Plain vanilla probit models indicate a high probability of recession, especially using the 10yr-3mo spread:
Figure 1: Forecasted probability of recession from 10yr-3mo term spread (blue), from 10yr-2yr term spread (tan), 10yr-3mo term spread augmented by FCI (green). All models estimated over 1986M01-2023M01. NBER defined peak-to-trough recession dates shaded gray. Red dashed line at 50% probability. Source: author’s calculations, NBER.
The 10yr-3mo spread implied recession probability breaches the 50% threshold; while the 10yr-2yr does not, it comes very close. Adding in a financial conditions index pushes the probability to 87%, but this specification also yields a false positive in 2009-10.
These are the spreads as of today (January data runs through January 30th).
Figure 2: US Treasury 10yr-3mo term spread (blue, left scale), 10yr-2yr (tan, left scale), both in %, and Chicago Fed National Financial Conditions Index (green, right scale). January 2023 spreads thru 1/30; FCI thru 1/20. NBER defined peak-to-trough recession dates shaded gray. Source: Treasury, Chicago Fed via FRED, NBER, and author’s calculations.
Interestingly, one of the main early proponents of the term spread as indicator, Campbell Harvey, has argued that this time is different:
Despite the curve being inverted for the ninth time since 1968, Harvey said it’s probably not a harbinger for a recession.
‘Dodge the Bullet’
Harvey’s model was linked to inflation-adjusted yields and he said the fact inflation expectations are inverted — meaning traders see price pressures easing through time — also eases odds for a recession ahead.

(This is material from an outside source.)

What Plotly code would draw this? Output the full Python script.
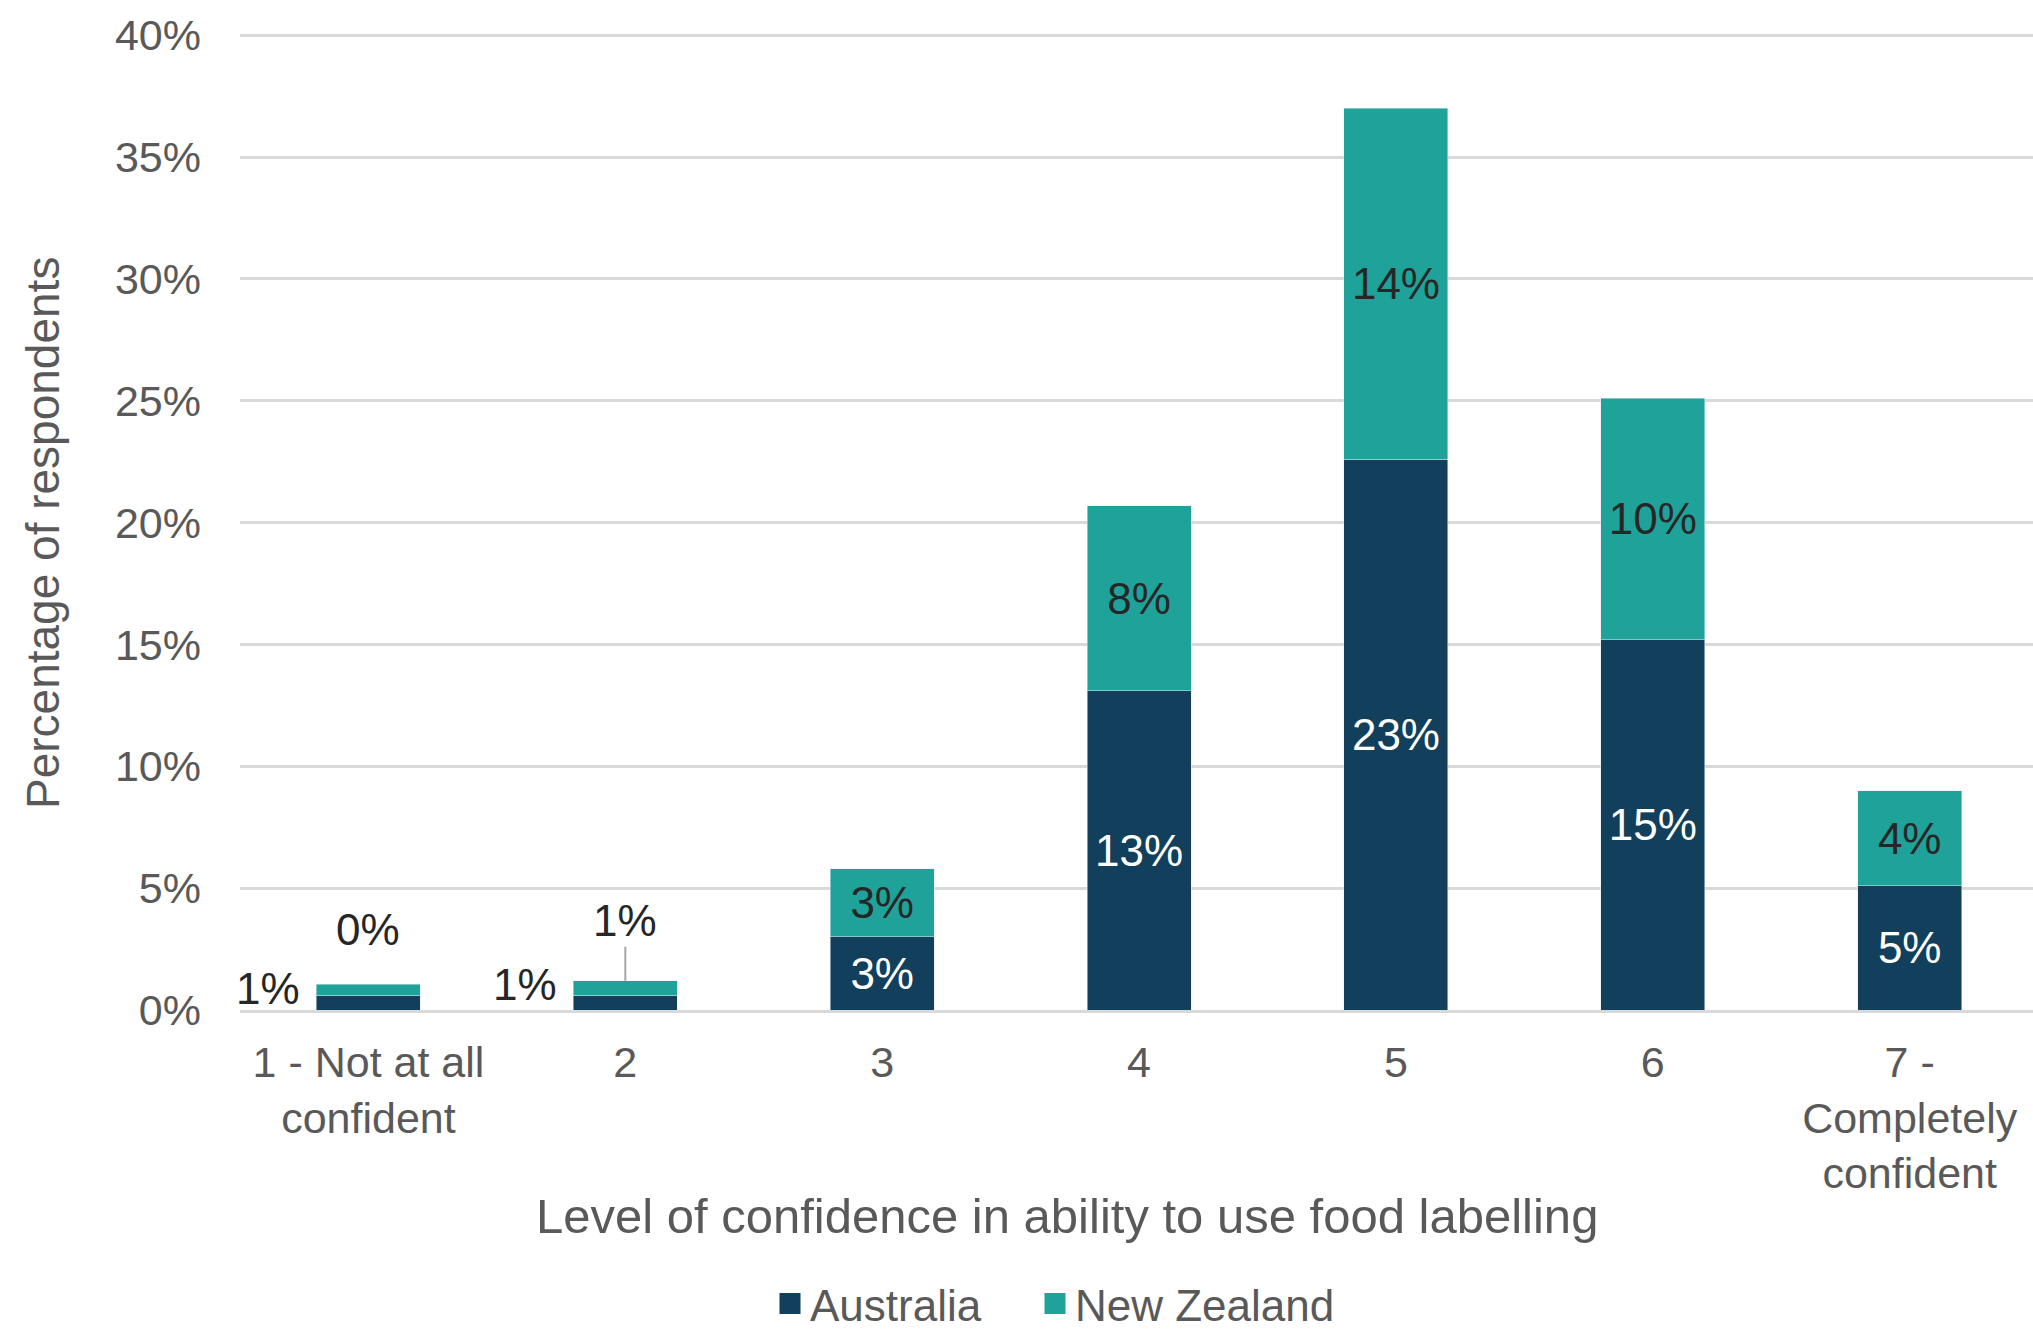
import plotly.graph_objects as go

# Survey results: confidence in ability to use food labelling (% of respondents)
categories = ["1 - Not at all<br>confident", "2", "3", "4", "5", "6", "7 -<br>Completely<br>confident"]
australia = [0.6, 0.6, 3.0, 13.1, 22.6, 15.2, 5.1]
new_zealand = [0.45, 0.6, 2.8, 7.6, 14.4, 9.9, 3.9]
y_ticks = [0, 5, 10, 15, 20, 25, 30, 35, 40]
y_tick_labels = [f"{t}%" for t in y_ticks]

AUS_COLOR = "#113F5C"
NZ_COLOR = "#1FA29A"
TEXT_GRAY = "#595959"
GRID = "#D9D9D9"
FONT = "Liberation Sans, Arial, sans-serif"

# plot area in pixels (used to place titles in paper coordinates)
PLOT_TOP, PLOT_BOTTOM, PLOT_LEFT, PLOT_RIGHT = 34, 1010, 240, 2033
PLOT_H = PLOT_BOTTOM - PLOT_TOP
PLOT_W = PLOT_RIGHT - PLOT_LEFT


def px_x(p):
    return (p - PLOT_LEFT) / PLOT_W


def px_y(p):
    return (PLOT_BOTTOM - p) / PLOT_H


# bars too short to hold their labels get callouts instead
SMALL = 2


def pct(v):
    return f"{round(v)}%"


aus_text = ["" if i < SMALL else pct(v) for i, v in enumerate(australia)]
nz_text = ["" if i < SMALL else pct(v) for i, v in enumerate(new_zealand)]

fig = go.Figure()
fig.add_trace(go.Bar(
    name="Australia", x=categories, y=australia, marker_color=AUS_COLOR,
    text=aus_text, textposition="inside", insidetextanchor="middle",
    textfont=dict(color="white", size=44, family=FONT), textangle=0,
    showlegend=False, legendgroup="aus",
))
fig.add_trace(go.Bar(
    name="New Zealand", x=categories, y=new_zealand, marker_color=NZ_COLOR,
    text=nz_text, textposition="inside", insidetextanchor="middle",
    textfont=dict(color="#262626", size=44, family=FONT), textangle=0,
    showlegend=False, legendgroup="nz",
))
# legend keys: square swatches, one legend box per series
for name, color, group, leg in [("Australia", AUS_COLOR, "aus", "legend"),
                                ("New Zealand", NZ_COLOR, "nz", "legend2")]:
    fig.add_trace(go.Scatter(
        x=[None], y=[None], mode="markers", name=name, legendgroup=group, legend=leg,
        marker=dict(symbol="square", size=16, color=color, line=dict(color=color, width=5)),
    ))

annotations = []
label_font = dict(size=44, color="#262626", family=FONT)
# Australia callouts to the left of the short bars (x given as category index)
for i, yshift in [(0, 14), (1, 18)]:
    annotations.append(dict(
        x=i, y=australia[i] / 2, xref="x", yref="y",
        text=pct(australia[i]), showarrow=False, xanchor="right", yanchor="middle",
        xshift=-66, yshift=yshift, font=label_font,
    ))
# New Zealand callouts above the short bars
annotations.append(dict(
    x=0, y=australia[0] + new_zealand[0], xref="x", yref="y",
    text=pct(new_zealand[0]), showarrow=False, yanchor="bottom", yshift=28,
    font=label_font,
))
annotations.append(dict(
    x=1, y=australia[1] + new_zealand[1], xref="x", yref="y",
    text=pct(new_zealand[1]), showarrow=True, arrowhead=0, arrowwidth=2,
    arrowcolor="#A6A6A6", ax=0, ay=-60, standoff=0, font=label_font,
))
# axis titles
annotations.append(dict(
    x=px_x(43), y=px_y(533), xref="paper", yref="paper",
    text="Percentage of respondents",
    textangle=-90, showarrow=False, xanchor="center", yanchor="middle",
    font=dict(size=46, color=TEXT_GRAY, family=FONT),
))
annotations.append(dict(
    x=px_x(1067), y=px_y(1216), xref="paper", yref="paper",
    text="Level of confidence in ability to use food labelling",
    showarrow=False, xanchor="center", yanchor="middle",
    font=dict(size=49, color=TEXT_GRAY, family=FONT),
))

legend_style = dict(
    orientation="h", xanchor="left", yanchor="middle", y=px_y(1304),
    font=dict(size=44, color=TEXT_GRAY, family=FONT), itemwidth=30,
    bgcolor="rgba(0,0,0,0)",
)

fig.update_layout(
    width=2033, height=1332,
    margin=dict(l=PLOT_LEFT, r=0, t=PLOT_TOP, b=1332 - PLOT_BOTTOM, autoexpand=False),
    barmode="stack", bargap=0.595,
    plot_bgcolor="white", paper_bgcolor="white",
    font=dict(family=FONT, color=TEXT_GRAY, size=43),
    annotations=annotations,
    legend=dict(x=px_x(770), **legend_style),
    legend2=dict(x=px_x(1035), **legend_style),
    showlegend=True,
)
fig.update_xaxes(
    range=[-0.5, 6.48], showgrid=False, showline=True, linecolor=GRID, linewidth=3,
    ticks="", ticklabelstandoff=12, tickfont=dict(size=43, color=TEXT_GRAY),
)
fig.update_yaxes(
    range=[0, 40.05], tickvals=y_ticks, ticktext=y_tick_labels,
    showgrid=True, gridcolor=GRID, gridwidth=3, zeroline=False,
    ticks="", ticklabelstandoff=38, tickfont=dict(size=43, color=TEXT_GRAY),
)

fig.write_html("out.html")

“When you put all this together it suggests we could dodge the bullet,” Harvey said. “Avoiding the hard-landing — recession — and realizing slow growth or minor negative growth. If a recession arrives, it will be mild.”
Indeed, the term structure of inflation expectations is (or was) also inverted, as opposed to what occurred before the 2007-09 and 2020 recessions.
Figure 3: 10 yr inflation breakeven minus 5 yr inflation breakeven, calculated using Treasury-TIPS spreads, % (blue). NBER defined peak-to-trough recession dates shaded gray. Source: Treasury via FRED, NBER and author’s calculations.
The estimated term structure of inflation expectations from the Philadelphia Fed indicates lower expected inflation at longer horizons, and this is more pronounced than it was a year ago, and even a month ago (see Philadelphia Fed estimates). He reiterated this point just a few hours ago [video].
So, we’ll see if this time is indeed different…
[I don’t have ready access to the foreign term spread for January, so I can’t estimate the Ahmed-Chinn specification.]